Après la Seconde Guerre mondiale où une unité allemande de parachutistes s’est installée en 1942, d’autres étrangers arrivent en Creuse. Cette fois, ce sont des alliés. Faute d’espace suffisant en Hollande, les conscrits des Pays-Bas venaient y faire leur service militaire en 1959-1964.

Un convoi de 1 200 véhicules long de 40 kilomètres traversait alors la France. 6 000 hommes étaient présents sur le camp en même temps. Imaginez, il n’y avait que 1 700 habitants dans le village sur cette période.

Nous avons 3 000 places pour une compagnie d’infanterie et tous ses appuis.

Lieutenant-colonel Jean-Jacques, le Chef de détachement du camp de la Courtine, en 2015

Plus proche de nous, en 2015, 800 hommes du 17ᵉ Régiment d’infanterie néerlandais sont venus à La Courtine comme un hommage aux (jeunes) anciens. Ces troupes de la 13ᵉ brigade légère blindée néerlandaise ont pu s’entraîner et faire revivre ce qui était devenu une habitude. Des liens forts entre nos deux pays salués par la Reine Juliana elle-même, venue en personne en Creuse à la grande époque.

Un second souffle pour la commune 

Pendant l’été russe de 1917 comme pendant la présence néerlandaise, le village redoublait d’activité. Dans les archives de l’INA, notamment dans le tournage de l’émission Cinq colonnes à la Une en 1959, on peut voir les enfants du village donner des fleurs aux soldats néerlandais. Lesquels dansent dans les bars et s’amusent avec la patronne.

Le commerce était florissant le jour, mais on ne peut pas ne pas évoquer la vie nocturne. Dans le pays creusois, on se répète une phrase devenue culte : « Si tu vas à La Courtine, fais gaffe à ta pine. »

Avant même la création du camp, une maison dite de tolérance y a été créé au milieu du 19ᵉ siècle pour lutter contre la prostitution clandestine. La Courtine était alors un lieu de garnison.

L’historien Romain Petit, professeur d’histoire, expliquait dans une conférence donnée en Creuse en 2017 que ces maisons ont été sur-fréquentées pendant la Première Guerre mondiale et dans l’entre-deux guerres avant d’être délaissées pour la prostitution clandestine des cafés.

Et aujourd'hui ?

Aujourd’hui, le camp tourne toujours. Il a obtenu son autonomie en 2017. Sur le site internet du ministère des Armées, le camp est présenté comme un site à « l’implantation géographique avantageuse ». « Il a su évoluer pour répondre aux besoins contemporains de l’armée, notamment en matière de drones et de soutien aux opérations extérieures. »
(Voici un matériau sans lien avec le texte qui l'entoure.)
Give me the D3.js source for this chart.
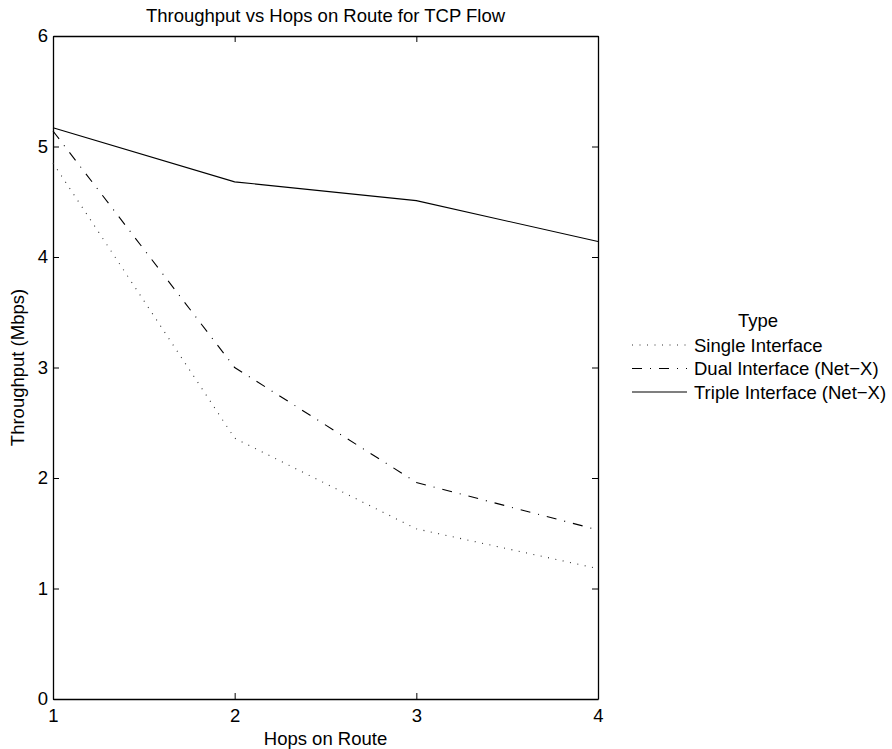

Une équipe de France 3 Limousin avait pu suivre en janvier 2023 un entraînement de commandos issus de toute la France à La Courtine. Un exercice de 96 heures, dans la neige (le site culmine à 800 mètres d’altitude). Des conditions quasi réelles qui font écho à la guerre en Ukraine.

L’actualité nous montre qu’il y a un certain nombre de savoir-faire sur lesquels on doit travailler. En particulier les unités lourdes, blindées et mécanisées à préparer leur engagement.

Valentin Seiler, Commandant des centres d’entraînement de l’Armée de terre

Le site de La Courtine est conçu spécifiquement pour le séjour de grandes unités d’infanterie. Ces unités parfaitement autonomes profitent des nombreux champs de tir. Des aménagements ont été réalisés pour doubler la superficie du village de combat existant : Saint-Maurice, nommé après le patron de l’infanterie. Cent-dix maisons offrent des conditions réelles pour travailler le combat en zone urbaine (un module d’acquisition des savoir-faire tactiques dans le jargon) et les grandes manœuvres.

Et dans la campagne environnante, plusieurs sites mêlent toutes les conditions : forêt, lande, passage de gués. Des qualités déjà mises en évidence au début du XXᵉ siècle. Le camp offre également une zone de saut pour les unités parachutistes.

Et ce n’est pas tout, le son et l’image vont très prochainement s’ajouter aux aménagements existants pour créer des conditions de stress et s’approcher encore plus des conditions réelles. Un chantier pour accueillir des hélicoptères va arriver très prochainement.

Certes, la fréquentation du camp n’est plus celle d’antan. Mais plus de 300 personnes occupent toujours le site en permanence, dont 154 personnels civils, selon le ministère des Armées. Auxquels s’ajoutent les visiteurs le temps d’un jour ou d’un séjour : entre 500 et 2 000 soldats viennent s’y entraîner chaque jour.